Transcribe the material verbatim in full; the pictures do not belong in the copy.

[Records with drawing code]

■ ■ ■

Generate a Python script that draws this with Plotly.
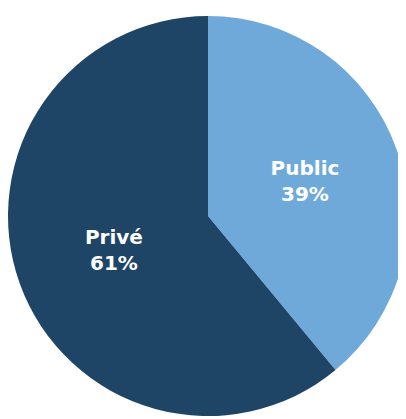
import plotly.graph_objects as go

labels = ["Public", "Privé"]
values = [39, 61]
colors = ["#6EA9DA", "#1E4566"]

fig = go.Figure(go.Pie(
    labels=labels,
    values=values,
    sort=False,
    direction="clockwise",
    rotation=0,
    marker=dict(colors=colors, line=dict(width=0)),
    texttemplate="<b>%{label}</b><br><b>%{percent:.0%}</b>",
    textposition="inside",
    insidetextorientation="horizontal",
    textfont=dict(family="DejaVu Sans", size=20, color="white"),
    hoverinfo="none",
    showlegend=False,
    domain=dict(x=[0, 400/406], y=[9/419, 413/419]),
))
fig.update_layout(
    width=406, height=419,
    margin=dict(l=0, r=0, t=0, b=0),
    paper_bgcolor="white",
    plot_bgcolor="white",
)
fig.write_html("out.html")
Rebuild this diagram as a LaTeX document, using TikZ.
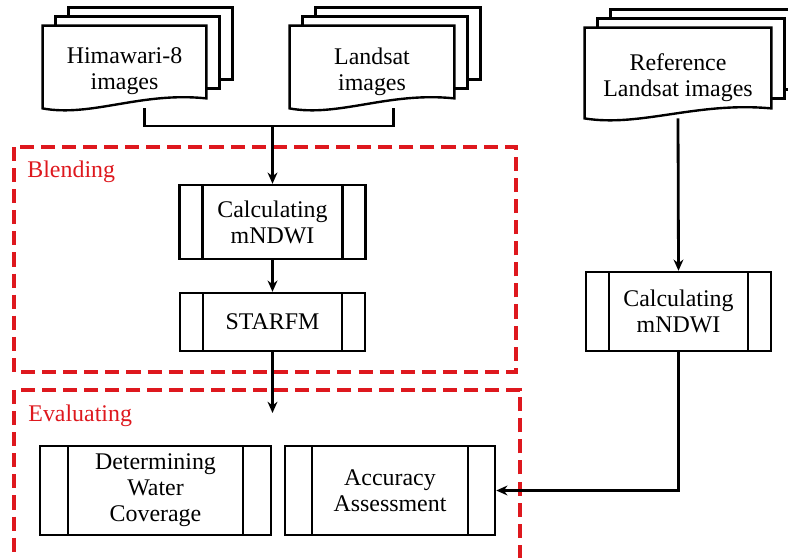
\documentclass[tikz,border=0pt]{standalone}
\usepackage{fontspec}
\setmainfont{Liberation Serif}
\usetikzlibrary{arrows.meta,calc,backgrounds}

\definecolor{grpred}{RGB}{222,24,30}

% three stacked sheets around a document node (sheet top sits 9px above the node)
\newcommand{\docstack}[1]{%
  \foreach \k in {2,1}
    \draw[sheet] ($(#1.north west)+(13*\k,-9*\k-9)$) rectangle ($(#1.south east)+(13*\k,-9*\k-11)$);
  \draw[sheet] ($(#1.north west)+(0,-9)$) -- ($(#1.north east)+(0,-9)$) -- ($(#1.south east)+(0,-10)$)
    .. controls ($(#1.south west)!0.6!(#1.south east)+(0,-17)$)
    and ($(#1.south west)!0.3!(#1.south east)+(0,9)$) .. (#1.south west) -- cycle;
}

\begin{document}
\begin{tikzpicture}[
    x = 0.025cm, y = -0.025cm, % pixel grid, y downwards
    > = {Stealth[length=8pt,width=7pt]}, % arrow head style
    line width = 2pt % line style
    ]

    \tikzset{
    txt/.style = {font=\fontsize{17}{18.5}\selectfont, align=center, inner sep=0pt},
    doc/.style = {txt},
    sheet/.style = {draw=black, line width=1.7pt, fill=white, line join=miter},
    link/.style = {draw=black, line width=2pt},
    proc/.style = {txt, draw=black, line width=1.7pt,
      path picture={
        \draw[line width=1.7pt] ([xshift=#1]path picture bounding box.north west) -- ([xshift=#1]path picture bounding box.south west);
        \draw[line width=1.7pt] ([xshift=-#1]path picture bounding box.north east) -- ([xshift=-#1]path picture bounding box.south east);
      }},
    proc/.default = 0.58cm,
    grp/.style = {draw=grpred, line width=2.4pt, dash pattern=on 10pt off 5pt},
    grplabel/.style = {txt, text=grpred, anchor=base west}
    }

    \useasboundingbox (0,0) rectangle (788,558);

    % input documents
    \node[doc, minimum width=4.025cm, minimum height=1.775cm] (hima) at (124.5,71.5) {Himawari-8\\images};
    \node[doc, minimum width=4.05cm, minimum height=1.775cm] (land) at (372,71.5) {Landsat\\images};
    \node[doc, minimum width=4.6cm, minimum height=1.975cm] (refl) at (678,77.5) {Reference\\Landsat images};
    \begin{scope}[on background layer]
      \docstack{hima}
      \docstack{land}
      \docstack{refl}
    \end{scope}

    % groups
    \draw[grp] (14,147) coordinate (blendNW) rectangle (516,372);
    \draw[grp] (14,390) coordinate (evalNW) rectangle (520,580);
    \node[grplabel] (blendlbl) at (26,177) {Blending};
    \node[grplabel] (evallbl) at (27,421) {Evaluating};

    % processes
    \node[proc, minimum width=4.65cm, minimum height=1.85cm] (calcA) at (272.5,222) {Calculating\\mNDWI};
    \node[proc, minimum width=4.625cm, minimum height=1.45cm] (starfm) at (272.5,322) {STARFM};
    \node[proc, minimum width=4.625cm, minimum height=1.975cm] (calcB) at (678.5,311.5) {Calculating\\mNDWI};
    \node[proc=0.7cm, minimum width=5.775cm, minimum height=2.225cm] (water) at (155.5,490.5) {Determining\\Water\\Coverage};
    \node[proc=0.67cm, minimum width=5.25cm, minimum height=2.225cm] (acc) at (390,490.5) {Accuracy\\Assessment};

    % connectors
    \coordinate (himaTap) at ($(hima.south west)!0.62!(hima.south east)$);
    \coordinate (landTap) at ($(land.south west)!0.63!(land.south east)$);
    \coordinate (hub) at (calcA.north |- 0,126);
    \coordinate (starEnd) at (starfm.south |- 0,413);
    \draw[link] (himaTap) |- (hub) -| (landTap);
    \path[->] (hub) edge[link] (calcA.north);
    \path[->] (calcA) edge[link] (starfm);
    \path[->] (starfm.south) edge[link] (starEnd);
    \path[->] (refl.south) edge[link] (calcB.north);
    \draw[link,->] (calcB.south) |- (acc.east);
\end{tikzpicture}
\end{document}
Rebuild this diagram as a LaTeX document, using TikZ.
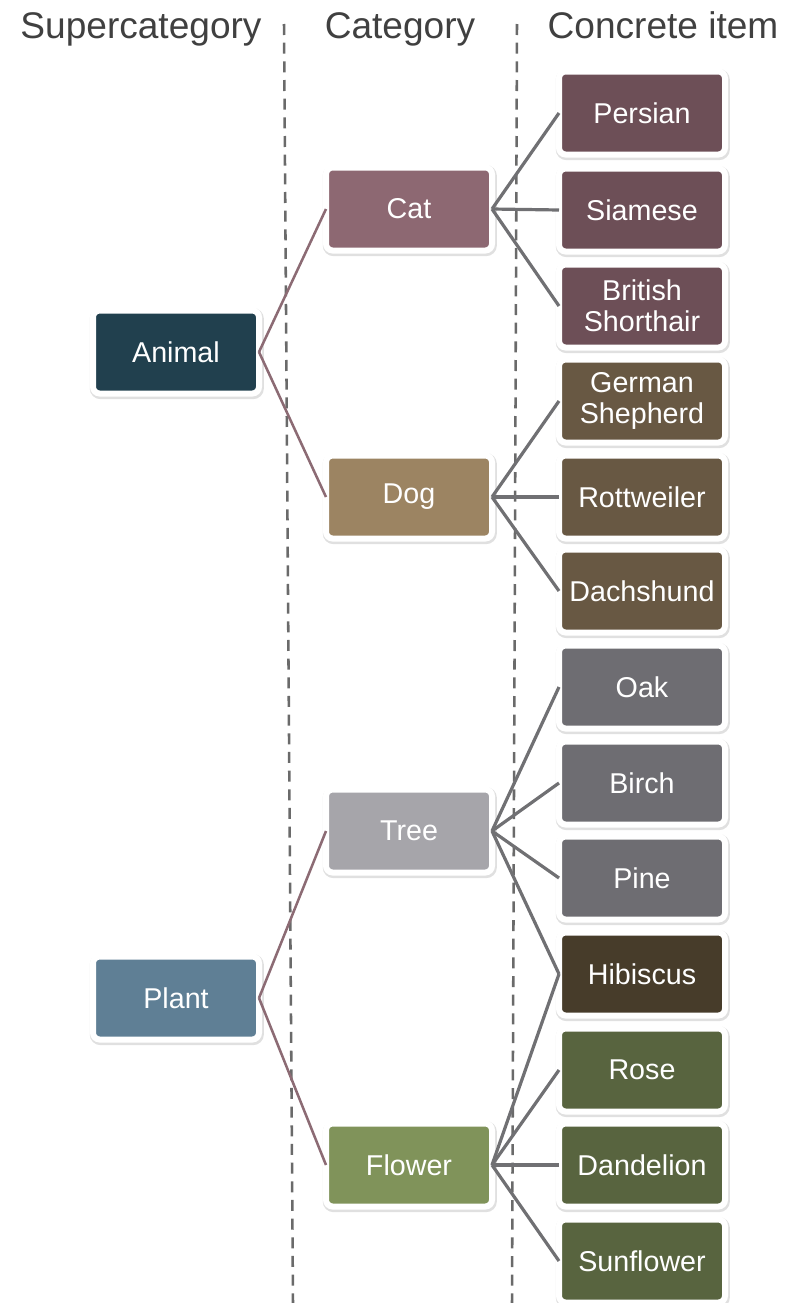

■ ■ ■

Answer to the problem:
Generate a Python script that draws this with Plotly.
import plotly.graph_objects as go

labels = ["Public", "Privé"]
values = [39, 61]
colors = ["#6EA9DA", "#1E4566"]

fig = go.Figure(go.Pie(
    labels=labels,
    values=values,
    sort=False,
    direction="clockwise",
    rotation=0,
    marker=dict(colors=colors, line=dict(width=0)),
    texttemplate="<b>%{label}</b><br><b>%{percent:.0%}</b>",
    textposition="inside",
    insidetextorientation="horizontal",
    textfont=dict(family="DejaVu Sans", size=20, color="white"),
    hoverinfo="none",
    showlegend=False,
    domain=dict(x=[0, 400/406], y=[9/419, 413/419]),
))
fig.update_layout(
    width=406, height=419,
    margin=dict(l=0, r=0, t=0, b=0),
    paper_bgcolor="white",
    plot_bgcolor="white",
)
fig.write_html("out.html")
Rebuild this diagram as a LaTeX document, using TikZ.
\documentclass[tikz,border=0pt]{standalone}
\usepackage{fontspec}
\setmainfont{Liberation Serif}
\usetikzlibrary{arrows.meta,calc,backgrounds}

\definecolor{grpred}{RGB}{222,24,30}

% three stacked sheets around a document node (sheet top sits 9px above the node)
\newcommand{\docstack}[1]{%
  \foreach \k in {2,1}
    \draw[sheet] ($(#1.north west)+(13*\k,-9*\k-9)$) rectangle ($(#1.south east)+(13*\k,-9*\k-11)$);
  \draw[sheet] ($(#1.north west)+(0,-9)$) -- ($(#1.north east)+(0,-9)$) -- ($(#1.south east)+(0,-10)$)
    .. controls ($(#1.south west)!0.6!(#1.south east)+(0,-17)$)
    and ($(#1.south west)!0.3!(#1.south east)+(0,9)$) .. (#1.south west) -- cycle;
}

\begin{document}
\begin{tikzpicture}[
    x = 0.025cm, y = -0.025cm, % pixel grid, y downwards
    > = {Stealth[length=8pt,width=7pt]}, % arrow head style
    line width = 2pt % line style
    ]

    \tikzset{
    txt/.style = {font=\fontsize{17}{18.5}\selectfont, align=center, inner sep=0pt},
    doc/.style = {txt},
    sheet/.style = {draw=black, line width=1.7pt, fill=white, line join=miter},
    link/.style = {draw=black, line width=2pt},
    proc/.style = {txt, draw=black, line width=1.7pt,
      path picture={
        \draw[line width=1.7pt] ([xshift=#1]path picture bounding box.north west) -- ([xshift=#1]path picture bounding box.south west);
        \draw[line width=1.7pt] ([xshift=-#1]path picture bounding box.north east) -- ([xshift=-#1]path picture bounding box.south east);
      }},
    proc/.default = 0.58cm,
    grp/.style = {draw=grpred, line width=2.4pt, dash pattern=on 10pt off 5pt},
    grplabel/.style = {txt, text=grpred, anchor=base west}
    }

    \useasboundingbox (0,0) rectangle (788,558);

    % input documents
    \node[doc, minimum width=4.025cm, minimum height=1.775cm] (hima) at (124.5,71.5) {Himawari-8\\images};
    \node[doc, minimum width=4.05cm, minimum height=1.775cm] (land) at (372,71.5) {Landsat\\images};
    \node[doc, minimum width=4.6cm, minimum height=1.975cm] (refl) at (678,77.5) {Reference\\Landsat images};
    \begin{scope}[on background layer]
      \docstack{hima}
      \docstack{land}
      \docstack{refl}
    \end{scope}

    % groups
    \draw[grp] (14,147) coordinate (blendNW) rectangle (516,372);
    \draw[grp] (14,390) coordinate (evalNW) rectangle (520,580);
    \node[grplabel] (blendlbl) at (26,177) {Blending};
    \node[grplabel] (evallbl) at (27,421) {Evaluating};

    % processes
    \node[proc, minimum width=4.65cm, minimum height=1.85cm] (calcA) at (272.5,222) {Calculating\\mNDWI};
    \node[proc, minimum width=4.625cm, minimum height=1.45cm] (starfm) at (272.5,322) {STARFM};
    \node[proc, minimum width=4.625cm, minimum height=1.975cm] (calcB) at (678.5,311.5) {Calculating\\mNDWI};
    \node[proc=0.7cm, minimum width=5.775cm, minimum height=2.225cm] (water) at (155.5,490.5) {Determining\\Water\\Coverage};
    \node[proc=0.67cm, minimum width=5.25cm, minimum height=2.225cm] (acc) at (390,490.5) {Accuracy\\Assessment};

    % connectors
    \coordinate (himaTap) at ($(hima.south west)!0.62!(hima.south east)$);
    \coordinate (landTap) at ($(land.south west)!0.63!(land.south east)$);
    \coordinate (hub) at (calcA.north |- 0,126);
    \coordinate (starEnd) at (starfm.south |- 0,413);
    \draw[link] (himaTap) |- (hub) -| (landTap);
    \path[->] (hub) edge[link] (calcA.north);
    \path[->] (calcA) edge[link] (starfm);
    \path[->] (starfm.south) edge[link] (starEnd);
    \path[->] (refl.south) edge[link] (calcB.north);
    \draw[link,->] (calcB.south) |- (acc.east);
\end{tikzpicture}
\end{document}
Rebuild this diagram as a LaTeX document, using TikZ.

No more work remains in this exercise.